------ Stored rows
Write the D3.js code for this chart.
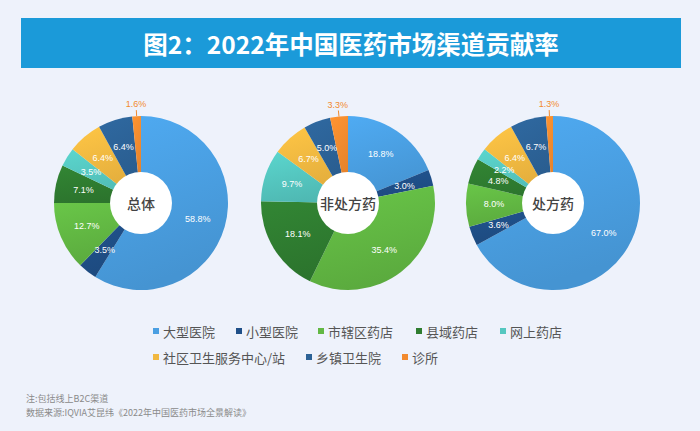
<!DOCTYPE html>
<html><head><meta charset="utf-8">
<script src="https://cdn.jsdelivr.net/npm/d3@7"></script>
<style>
body{margin:0;background:#eef2fb;}
svg{display:block;font-family:"Noto Sans CJK SC","Noto Sans",sans-serif;}
</style>
</head><body>
<svg id="c" width="700" height="431"></svg>
<script>
// ---- data ----
const categories = ["大型医院","小型医院","市辖区药店","县域药店","网上药店","社区卫生服务中心/站","乡镇卫生院","诊所"];
const categoryColors = ["#4a9fe2","#1f4f88","#62b843","#2f7d30","#55c7c0","#f1b840","#2c6296","#f28a2e"];
const pieTitles = ["总体","非处方药","处方药"];
const totalValues = [58.8,3.5,12.7,7.1,3.5,6.4,6.4,1.6];
const otcValues   = [18.8,3.0,35.4,18.1,9.7,6.7,5.0,3.3];
const rxValues    = [67.0,3.6,8.0,4.8,2.2,6.4,6.7,1.3];
const seriesValues = [totalValues, otcValues, rxValues];
const titleText = "图2：2022年中国医药市场渠道贡献率";
const notes = ["注:包括线上B2C渠道","数据来源:IQVIA艾昆纬《2022年中国医药市场全景解读》"];

// ---- layout ----
const svg = d3.select("#c");
svg.append("rect").attr("width",700).attr("height",431).attr("fill","#eef2fb");

const defs = svg.append("defs");
categoryColors.forEach((c,i)=>{
  const g = defs.append("linearGradient").attr("id","g"+i)
    .attr("x1",0).attr("y1",0).attr("x2",0.3).attr("y2",1);
  g.append("stop").attr("offset","0%").attr("stop-color",d3.color(c).brighter(0.2));
  g.append("stop").attr("offset","100%").attr("stop-color",d3.color(c).darker(0.2));
});

// title bar
svg.append("rect").attr("x",21).attr("y",18).attr("width",660).attr("height",50).attr("fill","#1b9ad9");
svg.append("text").attr("x",351).attr("y",43).attr("text-anchor","middle")
  .attr("dominant-baseline","central").attr("fill","#fff")
  .attr("font-size",24.5).attr("font-weight",700).text(titleText);

const centers = [[141,203],[348,203],[553,203]];
const outerR = 87, innerR = 31;
const pie = d3.pie().sort(null).value(d=>d.v);
const arc = d3.arc().innerRadius(0).outerRadius(outerR);
const labelArc = d3.arc().innerRadius(innerR).outerRadius(outerR);

seriesValues.forEach((vals,pi)=>{
  const data = vals.map((v,i)=>({v,i}));
  const arcs = pie(data);
  const g = svg.append("g").attr("transform",`translate(${centers[pi][0]},${centers[pi][1]})`);
  g.selectAll("path.s").data(arcs).join("path").attr("class","s")
    .attr("d",arc).attr("fill",d=>`url(#g${d.data.i})`);
  g.append("circle").attr("r",innerR).attr("fill","#fff");
  g.append("text").attr("text-anchor","middle").attr("dominant-baseline","central")
    .attr("font-size",14).attr("font-weight",500).attr("fill","#444").text(pieTitles[pi]);
  arcs.forEach(d=>{
    const last = d.data.i === categories.length-1;
    if(last){
      const a = (d.startAngle+d.endAngle)/2;
      const sx = Math.sin(a), sy = -Math.cos(a);
      g.append("line").attr("x1",sx*outerR).attr("y1",sy*outerR)
        .attr("x2",sx*(outerR+6)).attr("y2",sy*(outerR+6))
        .attr("stroke",categoryColors[d.data.i]).attr("stroke-width",1);
      g.append("text").attr("x",sx*(outerR+12)).attr("y",sy*(outerR+12))
        .attr("text-anchor","middle").attr("dominant-baseline","central")
        .attr("font-size",9).attr("font-family","Liberation Sans, Arial, sans-serif")
        .attr("fill",categoryColors[d.data.i]).text(d.data.v.toFixed(1)+"%");
    } else {
      const [x,y] = labelArc.centroid(d);
      g.append("text").attr("x",x).attr("y",y)
        .attr("text-anchor","middle").attr("dominant-baseline","central")
        .attr("font-size",9).attr("font-family","Liberation Sans, Arial, sans-serif")
        .attr("fill","#fff").text(d.data.v.toFixed(1)+"%");
    }
  });
});

// legend
const legendPos = [[156,331],[239,331],[321,331],[419,331],[503,331],[156,357],[309,357],[405,357]];
categories.forEach((c,i)=>{
  const [x,y] = legendPos[i];
  svg.append("rect").attr("x",x-3).attr("y",y-3).attr("width",6).attr("height",6).attr("fill",categoryColors[i]);
  svg.append("text").attr("x",x+7).attr("y",y).attr("dominant-baseline","central")
    .attr("font-size",13).attr("fill","#555").text(c);
});

// notes
notes.forEach((t,i)=>{
  svg.append("text").attr("x",26).attr("y",398+i*14).attr("dominant-baseline","central")
    .attr("font-size",9).attr("fill","#8a8a8a").text(t);
});
</script>
</body></html>
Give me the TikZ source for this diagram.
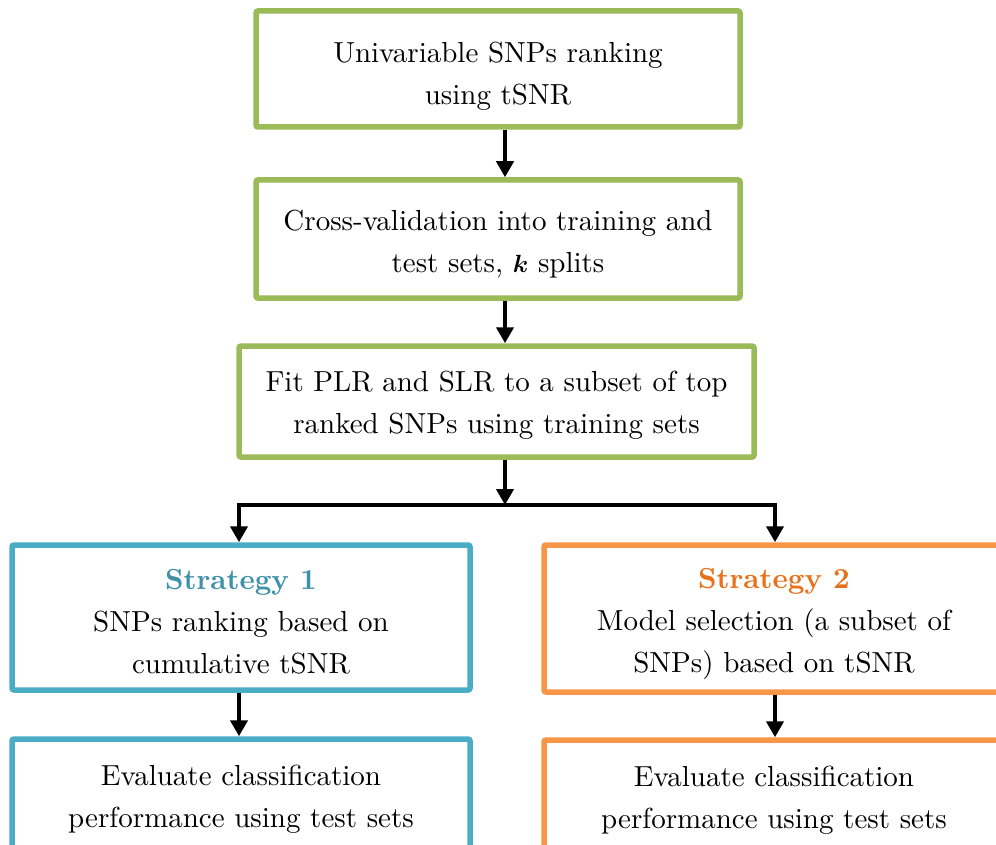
------------
Work required: Write every record out again exactly; no pictures belong in the copy.

Final result:
Write the D3.js code for this chart.
<!DOCTYPE html>
<html><head><meta charset="utf-8">
<script src="https://cdn.jsdelivr.net/npm/d3@7"></script>
<style>
body{margin:0;background:#eef2fb;}
svg{display:block;font-family:"Noto Sans CJK SC","Noto Sans",sans-serif;}
</style>
</head><body>
<svg id="c" width="700" height="431"></svg>
<script>
// ---- data ----
const categories = ["大型医院","小型医院","市辖区药店","县域药店","网上药店","社区卫生服务中心/站","乡镇卫生院","诊所"];
const categoryColors = ["#4a9fe2","#1f4f88","#62b843","#2f7d30","#55c7c0","#f1b840","#2c6296","#f28a2e"];
const pieTitles = ["总体","非处方药","处方药"];
const totalValues = [58.8,3.5,12.7,7.1,3.5,6.4,6.4,1.6];
const otcValues   = [18.8,3.0,35.4,18.1,9.7,6.7,5.0,3.3];
const rxValues    = [67.0,3.6,8.0,4.8,2.2,6.4,6.7,1.3];
const seriesValues = [totalValues, otcValues, rxValues];
const titleText = "图2：2022年中国医药市场渠道贡献率";
const notes = ["注:包括线上B2C渠道","数据来源:IQVIA艾昆纬《2022年中国医药市场全景解读》"];

// ---- layout ----
const svg = d3.select("#c");
svg.append("rect").attr("width",700).attr("height",431).attr("fill","#eef2fb");

const defs = svg.append("defs");
categoryColors.forEach((c,i)=>{
  const g = defs.append("linearGradient").attr("id","g"+i)
    .attr("x1",0).attr("y1",0).attr("x2",0.3).attr("y2",1);
  g.append("stop").attr("offset","0%").attr("stop-color",d3.color(c).brighter(0.2));
  g.append("stop").attr("offset","100%").attr("stop-color",d3.color(c).darker(0.2));
});

// title bar
svg.append("rect").attr("x",21).attr("y",18).attr("width",660).attr("height",50).attr("fill","#1b9ad9");
svg.append("text").attr("x",351).attr("y",43).attr("text-anchor","middle")
  .attr("dominant-baseline","central").attr("fill","#fff")
  .attr("font-size",24.5).attr("font-weight",700).text(titleText);

const centers = [[141,203],[348,203],[553,203]];
const outerR = 87, innerR = 31;
const pie = d3.pie().sort(null).value(d=>d.v);
const arc = d3.arc().innerRadius(0).outerRadius(outerR);
const labelArc = d3.arc().innerRadius(innerR).outerRadius(outerR);

seriesValues.forEach((vals,pi)=>{
  const data = vals.map((v,i)=>({v,i}));
  const arcs = pie(data);
  const g = svg.append("g").attr("transform",`translate(${centers[pi][0]},${centers[pi][1]})`);
  g.selectAll("path.s").data(arcs).join("path").attr("class","s")
    .attr("d",arc).attr("fill",d=>`url(#g${d.data.i})`);
  g.append("circle").attr("r",innerR).attr("fill","#fff");
  g.append("text").attr("text-anchor","middle").attr("dominant-baseline","central")
    .attr("font-size",14).attr("font-weight",500).attr("fill","#444").text(pieTitles[pi]);
  arcs.forEach(d=>{
    const last = d.data.i === categories.length-1;
    if(last){
      const a = (d.startAngle+d.endAngle)/2;
      const sx = Math.sin(a), sy = -Math.cos(a);
      g.append("line").attr("x1",sx*outerR).attr("y1",sy*outerR)
        .attr("x2",sx*(outerR+6)).attr("y2",sy*(outerR+6))
        .attr("stroke",categoryColors[d.data.i]).attr("stroke-width",1);
      g.append("text").attr("x",sx*(outerR+12)).attr("y",sy*(outerR+12))
        .attr("text-anchor","middle").attr("dominant-baseline","central")
        .attr("font-size",9).attr("font-family","Liberation Sans, Arial, sans-serif")
        .attr("fill",categoryColors[d.data.i]).text(d.data.v.toFixed(1)+"%");
    } else {
      const [x,y] = labelArc.centroid(d);
      g.append("text").attr("x",x).attr("y",y)
        .attr("text-anchor","middle").attr("dominant-baseline","central")
        .attr("font-size",9).attr("font-family","Liberation Sans, Arial, sans-serif")
        .attr("fill","#fff").text(d.data.v.toFixed(1)+"%");
    }
  });
});

// legend
const legendPos = [[156,331],[239,331],[321,331],[419,331],[503,331],[156,357],[309,357],[405,357]];
categories.forEach((c,i)=>{
  const [x,y] = legendPos[i];
  svg.append("rect").attr("x",x-3).attr("y",y-3).attr("width",6).attr("height",6).attr("fill",categoryColors[i]);
  svg.append("text").attr("x",x+7).attr("y",y).attr("dominant-baseline","central")
    .attr("font-size",13).attr("fill","#555").text(c);
});

// notes
notes.forEach((t,i)=>{
  svg.append("text").attr("x",26).attr("y",398+i*14).attr("dominant-baseline","central")
    .attr("font-size",9).attr("fill","#8a8a8a").text(t);
});
</script>
</body></html>
Give me the TikZ source for this diagram.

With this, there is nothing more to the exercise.